K. Preference for the Moving of Exhibits into Evidence at Trial
The Court has no preference as long as counsel follows the Federal Rules of Evidence.
L. Whether More than One Attorney May Examine a Witness
Only one attorney for a party may conduct examination and raise objections during the testimony of any given witness. If co-counsel who will not cross-examine a witness inadvertently announces an objection during direct examination, the mistake should be corrected immediately, and the attorney responsible for cross-examination should resume handling objections.
M. Examination of Witnesses Beyond Cross-Examination
The Court will typically allow re-direct examination, but not re-cross examination.
N. Note-Taking by Jurors
Jurors are allowed to take notes.
O. Written Jury Instructions Provided to the Jury
The Court typically provides the jury a written copy of the final instructions when the jury begins deliberation.

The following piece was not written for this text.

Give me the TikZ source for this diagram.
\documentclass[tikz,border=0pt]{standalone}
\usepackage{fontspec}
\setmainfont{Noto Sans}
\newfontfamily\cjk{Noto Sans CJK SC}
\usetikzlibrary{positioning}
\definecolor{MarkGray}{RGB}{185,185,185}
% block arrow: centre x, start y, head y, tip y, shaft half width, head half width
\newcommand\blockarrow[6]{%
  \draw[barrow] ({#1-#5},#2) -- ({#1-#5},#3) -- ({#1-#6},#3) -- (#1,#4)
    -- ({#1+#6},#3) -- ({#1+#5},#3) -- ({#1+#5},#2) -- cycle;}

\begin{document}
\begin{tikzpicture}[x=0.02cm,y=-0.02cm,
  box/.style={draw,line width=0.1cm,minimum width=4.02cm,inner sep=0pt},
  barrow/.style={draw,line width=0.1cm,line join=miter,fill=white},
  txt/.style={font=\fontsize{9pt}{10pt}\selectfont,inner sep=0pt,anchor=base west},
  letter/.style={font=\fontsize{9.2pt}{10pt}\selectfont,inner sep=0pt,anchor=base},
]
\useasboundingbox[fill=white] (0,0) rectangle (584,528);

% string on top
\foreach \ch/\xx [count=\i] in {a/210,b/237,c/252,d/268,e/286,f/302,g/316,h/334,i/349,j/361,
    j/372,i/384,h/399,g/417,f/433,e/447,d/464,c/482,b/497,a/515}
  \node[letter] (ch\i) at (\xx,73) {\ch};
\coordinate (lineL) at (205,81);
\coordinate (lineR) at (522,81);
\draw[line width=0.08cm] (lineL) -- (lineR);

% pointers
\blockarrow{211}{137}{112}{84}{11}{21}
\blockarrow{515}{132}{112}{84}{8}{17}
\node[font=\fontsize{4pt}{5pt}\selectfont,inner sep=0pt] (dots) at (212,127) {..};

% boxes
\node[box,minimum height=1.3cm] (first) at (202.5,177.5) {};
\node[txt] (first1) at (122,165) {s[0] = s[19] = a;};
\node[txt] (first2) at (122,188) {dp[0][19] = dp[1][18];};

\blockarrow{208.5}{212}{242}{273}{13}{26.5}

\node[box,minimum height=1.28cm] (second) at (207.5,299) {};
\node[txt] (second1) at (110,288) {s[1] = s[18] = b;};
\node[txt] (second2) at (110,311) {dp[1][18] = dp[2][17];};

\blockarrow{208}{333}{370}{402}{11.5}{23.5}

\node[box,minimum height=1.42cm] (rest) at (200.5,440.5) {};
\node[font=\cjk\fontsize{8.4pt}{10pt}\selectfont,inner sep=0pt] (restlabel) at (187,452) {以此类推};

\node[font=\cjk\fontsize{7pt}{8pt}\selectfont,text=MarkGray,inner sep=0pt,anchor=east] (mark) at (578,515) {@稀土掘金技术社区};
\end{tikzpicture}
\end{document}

P. Submission of Written Verdict Forms (in the Form of Interrogatories) to the Jury
The parties must confer regarding jury instructions as set out in the scheduling order and must include proposed verdict forms with their proposed jury instructions.
Q. Whether the Jury May Take Exhibits into the Jury Room for Deliberation
Jurors may have exhibits in the jury room for deliberation except for items which could impair safety. All exhibits that can be put into electronic form must be in electronic form. The jurors will not receive physical copies of any exhibits which can exist in electronic form, but instead will view them on an electronic evidence display system in the jury room.
R. Jury Requests for Review of Testimony or Recorded Evidence
Any requests or questions are handled on a request-by-request basis after the Court confers with counsel.
S. Requirements as to Counsel's Location during Jury Deliberations
If counsel leaves the courthouse, he or she is responsible for providing the courtroom deputy his or her mobile telephone number and is responsible for answering the clerk's call. Counsel should be in a position to report to the courthouse within five minutes of notification by mobile telephone.
T. Polling of Jurors
When requested, the courtroom deputy will poll the jurors.